Bu savının gerekçesini de Olbers şöyle açıklıyordu: Merkezinde bulunduğumuz bir küre alalım ve bu kürenin yarıçapı büyüdükçe nasıl bir değişim olacağını düşünelim. Işığın şiddeti uzaklığın karesi ile ters orantılı olarak değiştiğine göre, bu küre üzerinde bulunan yıldızların parlaklıkları uzaklığın karesi ile ters orantılı olarak azalacaktır. Buna karşılık, eğer yıldızlar uzayda düzgün olarak dağılmış iseler, kürenin üzerindeki yıldızların sayısı, bu yüzeyin yüzölçümü ile (yani kürenin yarıçapının karesi ile) orantılı olarak artacaktır. Bu iki zıt etki birbirini yok edeceğinden, her bir küre yüzeyinde bulunan yıldızların bize göndereceği toplam ışık şiddeti aynı kalacaktır.
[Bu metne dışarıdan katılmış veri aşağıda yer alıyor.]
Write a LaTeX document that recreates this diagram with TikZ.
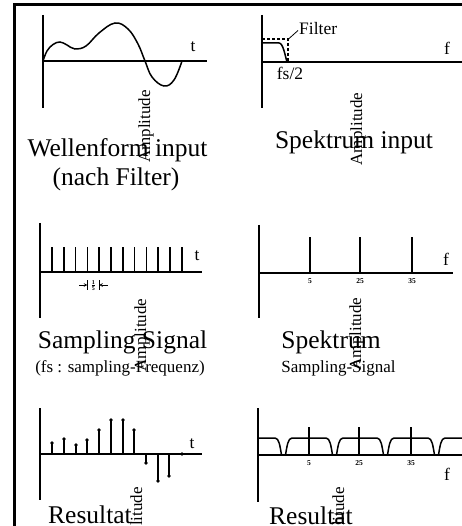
\documentclass[tikz,border=0pt]{standalone}
\usepackage{fontspec}
\setmainfont{Liberation Serif}
\begin{document}
\begin{tikzpicture}[x=1pt,y=-1pt,
  big/.style={font=\fontsize{25.5}{29}\selectfont, inner sep=0pt, anchor=base},
  small/.style={font=\fontsize{17}{20}\selectfont, inner sep=0pt, anchor=base},
  lab/.style={font=\fontsize{17.5}{19}\selectfont, inner sep=0pt, anchor=base},
  amp/.style={font=\fontsize{17}{20}\selectfont, rotate=90, inner sep=0pt},
  tinylab/.style={font=\fontsize{7.5}{8}\selectfont\bfseries, inner sep=0pt},
  axisline/.style={line width=1.2pt},
  sig/.style={line width=1.5pt},
  stem/.style={line width=1.5pt},
  frameline/.style={line width=3pt}
]
\useasboundingbox (0,0) rectangle (461,526);
% frame
\draw[frameline] (14.5,530) -- (14.5,4.5) -- (465,4.5);

% ---------- Panel 1: Wellenform input
\draw[axisline] (43,15) -- (43,108);
\draw[axisline] (43,61) -- (207,61);
\draw[sig] plot[smooth, tension=0.65] coordinates {(43,61) (47,51) (53,44.5) (60,42) (67,45) (75,49) (86,46) (99,33) (115,23) (128,29) (138,44) (145,61) (152,77) (164,86) (174,80) (182,61)};
\node[lab] (t1) at (193,52) {t};
\node[amp] (a1) at (146,126.5) {Amplitude};
\node[big] (w1) at (117.5,157) {Wellenform input};
\node[big] (w2) at (116,186) {(nach Filter)};

% ---------- Panel 2: Spektrum input
\draw[axisline] (262,15) -- (262,108);
\draw[axisline] (262,62) -- (462,62);
\draw[sig] (262,43) -- (279,43) .. controls (283,43) and (285,55) .. (287,62);
\draw[line width=1.2pt, dash pattern=on 3pt off 2pt] (262,39) -- (288,39) -- (288,62);
\coordinate (fc) at (288.5,39);
\node[lab, anchor=base west] (filt) at (299,35) {Filter};
\draw[line width=0.8pt] (fc) -- (298,30.5);
\node[lab] (fs2) at (290,80) {fs/2};
\node[lab] (f2) at (447,55) {f};
\node[amp] (a2) at (358,129) {Amplitude};
\node[big] (s1) at (354,149) {Spektrum input};

% ---------- Panel 3: Sampling Signal
\draw[axisline] (40,223) -- (40,318);
\draw[axisline] (40,272) -- (202,272);
\foreach \i in {0,...,11} {
  \draw[stem] ({52+11.8*\i},247) -- ({52+11.8*\i},272);
}
\node[lab] (t3) at (197,260) {t};
% dimension 1/5
\coordinate (d1) at (87.4,285);
\coordinate (d2) at (99.2,285);
\draw[line width=0.6pt] (87.4,280) -- (87.4,290);
\draw[line width=0.6pt] (99.2,280) -- (99.2,290);
\draw[line width=0.6pt, -stealth] (79,285) -- (d1);
\draw[line width=0.6pt, -stealth] (107.5,285) -- (d2);
\node[inner sep=0pt] (frac) at (93.3,285.5) {\fontsize{8}{8}\selectfont$\mathbf{\frac{1}{5}}$};
\node[amp] (a3) at (142,335) {Amplitude};
\node[big] (ss) at (122.5,348) {Sampling Signal};
\node[small] (fsn) at (120,372) {(fs : sampling-Frequenz)};

% ---------- Panel 4: Spektrum Sampling-Signal
\draw[axisline] (259,225) -- (259,318);
\draw[axisline] (259,273) -- (453,273);
\foreach \x/\l in {310/5, 360/25, 412/35} {
  \draw[stem] (\x,237) -- (\x,273);
  \node[tinylab] at (\x,281) {\l};
}
\node[lab] (f4) at (446,265) {f};
\node[amp] (a4) at (357,334) {Amplitude};
\node[big] (sp) at (331,348) {Spektrum};
\node[small] (sps) at (338.5,372) {Sampling-Signal};

% ---------- Panel 5: Resultat (time)
\draw[axisline] (40,408) -- (40,500);
\draw[axisline] (40,454) -- (202,454);
\foreach \x/\y in {52/443, 64/439, 76/445, 87/440, 99/430, 111/420, 123/420, 134/430, 146/463, 158/481, 169/476, 182/454} {
  \draw[stem] (\x,454) -- (\x,\y);
  \fill (\x,\y) circle (1.9pt);
}
\node[lab] (t5) at (192,448) {t};
\node[amp] (a5) at (138,523.5) {Amplitude};
\node[big] (r1) at (90,523) {Resultat};

% ---------- Panel 6: Resultat (spectrum)
\draw[axisline] (258,408) -- (258,502);
\draw[axisline] (258,455) -- (462,455);
\draw[sig] (258,438) -- (275,438) .. controls (279,438) and (280,446) .. (281.5,455);
\foreach \c in {309,360,411,462} {
  \draw[sig] ({\c-23.5},455) .. controls ({\c-22},446) and ({\c-21},438) .. ({\c-17},438)
     -- ({\c+17},438) .. controls ({\c+21},438) and ({\c+22},446) .. ({\c+23.5},455);
}
\foreach \x/\l in {309/5, 359/25, 411/35} {
  \draw[stem] (\x,427) -- (\x,455);
  \node[tinylab] at (\x,463) {\l};
}
\node[lab] (f6) at (447,480) {f};
\node[amp] (a6) at (340,523.5) {Amplitude};
\node[big] (r2) at (311,524) {Resultat};
\end{tikzpicture}
\end{document}
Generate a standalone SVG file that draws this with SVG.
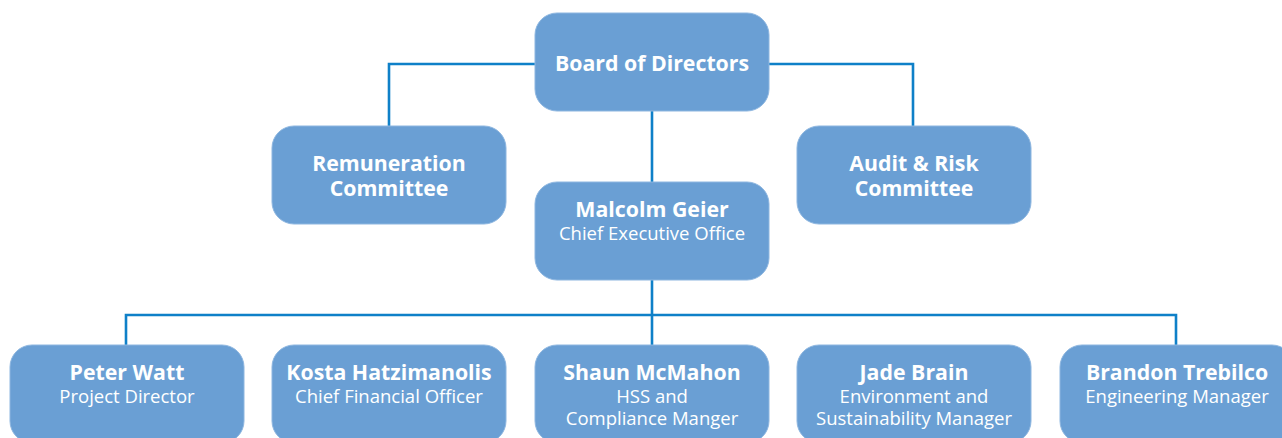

Her katmanın bize göndereceği eşit ışık şiddetlerinin toplamının sonsuz olması gerekir.
Olbers, paradoksu çözmek için şöyle bir öneride bulunmuştu: Uzay absorblayıcı (soğurucu) bir madde ile dolu olduğundan, çok uzak yıldızların ışınımı bu ortam tarafından soğuruluyor ve bize ulaşamıyor.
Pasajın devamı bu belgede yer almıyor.